South Dakota 's Amendment E is the most ambitious measure it would allow residents to sue judges over their decisions. Grand juries would be convened, and judges would face removal from the bench if they were found guilty of an infraction.
Montana voters, meanwhile, must decide if they want a less stringent reform the right to have recall elections if they should become "dissatisfied" with a judge. And in Colorado, the subject is term limits for jurists.
"Colorado Amendment 40 simply says all 19 members of the court of appeals and the seven members of the Supreme Court of Colorado will be allowed to hold office for no longer than 10 years," Hausknecht said.
Like all of the proposed initiatives, the Colorado measure has an upside and a downside, he pointed out.
"The upside is by cycling judges in and out, it lowers political infighting, and it would keep judges from being entrenched," Hausknecht said. "The downside is you won't get many young or middle-aged judges applying for those jobs, because they would have to give up a law career."
There are other less ambitious amendments: one in Oregon would require judges to be elected by geographic district. Then there are Proposition 90 in California and an initiative in Nevada that would take some cases out of the hands of judges by restricting the government's right to condemn private property.
Finally, voters in North Dakota will face a ballot question that would restrict the ability of judges to settle custody disputes.

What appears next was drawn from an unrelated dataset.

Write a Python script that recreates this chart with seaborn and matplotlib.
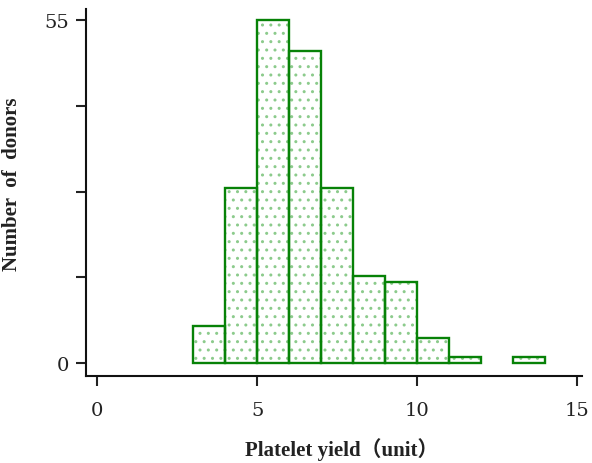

"A lot of the measures are trying radical new experiments in reining in these judges," Hausknecht said, "and no one can say for sure if these will help, hinder or do nothing with regard to the perceived problems in that particular state."
Regent University Law School Professor Bradley P. Jacob said there's a reason why people are now trying to exert some control over a runaway judiciary.
"We're in a world where judges decide so many issues that when people get upset about an issue, they tend to look at a judge as they would as a legislator," he told CitizenLink. "They tend to get frustrated that they don't have the same level of political accountability over a judge that they have over a legislator."
The nature of the judicial function has changed dramatically in the last few decades, Jacob explained.
"The traditional ideal was that judges are not political partisans; judges are not supposed to be deciding public-policy issues in our society," he said. "Judges are supposed to be wise and impartial people who sit back and look at the law, and look at a case that comes before them and decide in a very fair and even-handed way how this settled established law applies to this particular set of litigants."
That concept led to federal and state constitutions trying to insulate judges from political pressure.
"Unfortunately, what's happened is that the model has changed especially in the federal system," Jacob said. "In many ways, judges have become public- policy makers."
The reality is, he added, that abortion is going to be decided in the courts, as will issues like gay marriage and affirmative action.
"It's not enough for me or for any American to just say, 'Will that person be a wise judge?' " Jacob said. "Now I want to say, 'Does that person share my opinion on all the issues?' Because they are going to be the ones deciding the issues, so I want to make sure that these judges agree with my policy preferences, as well. It's become very partisan and very contentious."
Jacob said its a strange balance the judiciary must be independent, but it is also perfectly appropriate for taxpayers to kick around the idea that more political accountability may be in order.
"If judges are going to be policymakers," he said, "the people need to have some sense of control over them, instead of just feeling that, 'These people get in, and we don't even know how they get in, and then once they're in, they are in forever and we can't do anything about it.' That produces the kind of frustration I think we're seeing right now."